(Bloomberg) -- This year’s rally in Chinese shares is threatening to unravel almost as quickly as it began.
The Shanghai Composite Index fell as much as 1.2 percent Monday, dropping below its 50-day moving average, before paring the decline. That follows its 5.6 percent slump last week, the worst performance versus global equities since early 2016. The ChiNext Index fell as much as 2.5 percent.
China was the best place in the world for equity investors in the first quarter, with all its major benchmarks entering a bull market and volume surging. The rally has lost momentum amid a lacklustre earnings season, while better-than-expected economic data prompted investors to scale back their expectations for additional stimulus. Data on manufacturing growth for April is due tomorrow.

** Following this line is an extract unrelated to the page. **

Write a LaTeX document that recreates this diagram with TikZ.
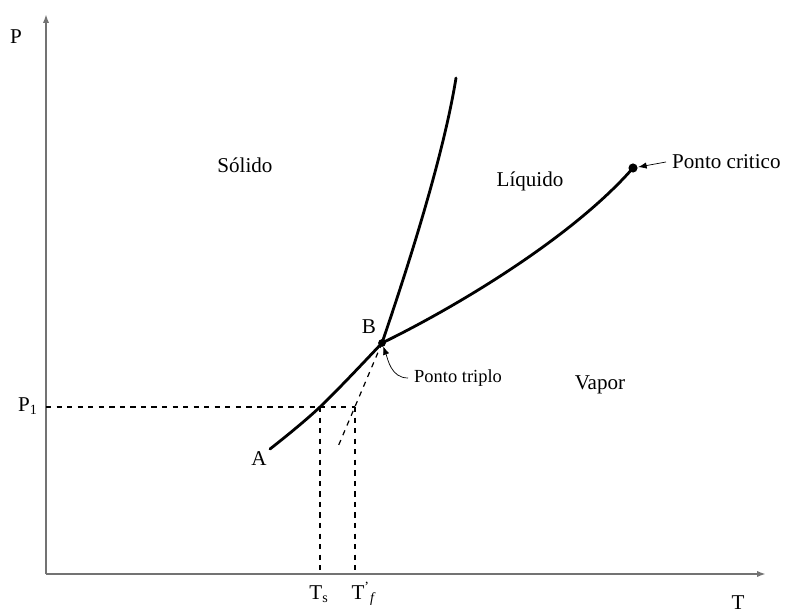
\documentclass[tikz,border=0pt]{standalone}
\usepackage{fontspec}
\setmainfont{Liberation Serif}
\usetikzlibrary{arrows.meta}

\begin{document}
\begin{tikzpicture}[x=0.02cm, y=-0.02cm, >=Latex,
  axis/.style={black!55, line width=1pt, -{Latex[length=5pt, width=3.5pt]}},
  curve/.style={line width=1.6pt, line cap=round},
  guide/.style={dashed, line width=0.7pt},
  lbl/.style={font=\fontsize{12}{14}\selectfont},
  note/.style={font=\fontsize{10.5}{12}\selectfont}]

  \useasboundingbox (0,0) rectangle (787,614);

  % --- Axes ---
  \coordinate (orig) at (46,574);
  \coordinate (ytop) at (46,14);
  \coordinate (xend) at (766,574);
  \draw[axis] (orig) -- (ytop);
  \draw[axis] (orig) -- (xend);
  \node[lbl] (labP) at (16,37) {P};
  \node[lbl] (labT) at (738,603) {T};

  % --- Key points ---
  \coordinate (A) at (270,449);
  \coordinate (B) at (382,343);
  \coordinate (crit) at (633,168);
  \coordinate (fusTop) at (456,78);
  \coordinate (subl) at (320,407);
  \coordinate (fus) at (355,407);
  \coordinate (p1) at (46,407);
  \coordinate (ext) at (337,449);

  % --- Phase boundaries ---
  \draw[curve] plot[smooth, tension=0.6] coordinates {(A) (subl) (B)};
  \draw[curve] (B) .. controls (400,290) and (442,165) .. (fusTop);
  \draw[curve] (B) .. controls (450,310) and (570,240) .. (crit);
  \fill (B) circle (2.2pt);
  \fill (crit) circle (2.6pt);

  % --- Dashed guides ---
  \draw[guide] (p1) -- (fus);
  \draw[guide] (subl) -- (subl |- orig);
  \draw[guide] (fus) -- (fus |- orig);
  \draw[guide] (B) -- (ext);

  % --- Labels ---
  \node[lbl] (labA) at (259,459) {A};
  \node[lbl] (labB) at (369,327) {B};
  \node[lbl] (labP1) at (28,406) {P\textsubscript{1}};
  \node[lbl] (labTs) at (319,594) {T\textsubscript{s}};
  \node[lbl] (labTf) at (364,594) {T\textsuperscript{'}\textsubscript{\textit{f}}};

  \node[lbl] (solido) at (245,165) {Sólido};
  \node[lbl] (liquido) at (530,181) {Líquido};
  \node[lbl] (vapor) at (600,385) {Vapor};

  % --- Critical and triple point notes ---
  \node[lbl, anchor=west] (critLbl) at (666,162) {Ponto critico};
  \draw[->, thin, shorten >=3pt] (critLbl.west) -- (crit);
  \node[note, anchor=west] (tripLbl) at (408,378) {Ponto triplo};
  \draw[->, thin, shorten >=2pt] (tripLbl.west) to[out=180, in=-70] (B);

\end{tikzpicture}
\end{document}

“The market needs to drop more to fully price in the expectations that China might tighten its monetary policy,” said Zhang Gang, a Shanghai-based strategist with Central China Securities Co. “ Poor corporate earnings hurt confidence and profit taking in stocks that had reaped strong gains added to the selling.”
Traders have been taking profit from some of the year’s biggest winners, including brokers, 5G-related stocks and firms on the tech-heavy ChiNext Index. Eastern Communications Co., a maker of mobile communication products, has fallen nearly 40 percent from its March peak after surging more than 250 percent this year. A gauge of brokers is down almost 5 percent in April, paring its gain this year to 48 percent.
Mainland markets will be shut from Wednesday for a three-day break. While northbound trading remains open through Tuesday, investors in China are unable to trade Hong Kong stocks through the exchange links until May 6. Volume on the Hang Seng Index, which rose 0.7 percent, was about 29 percent lower than the 30-day average for this time of day.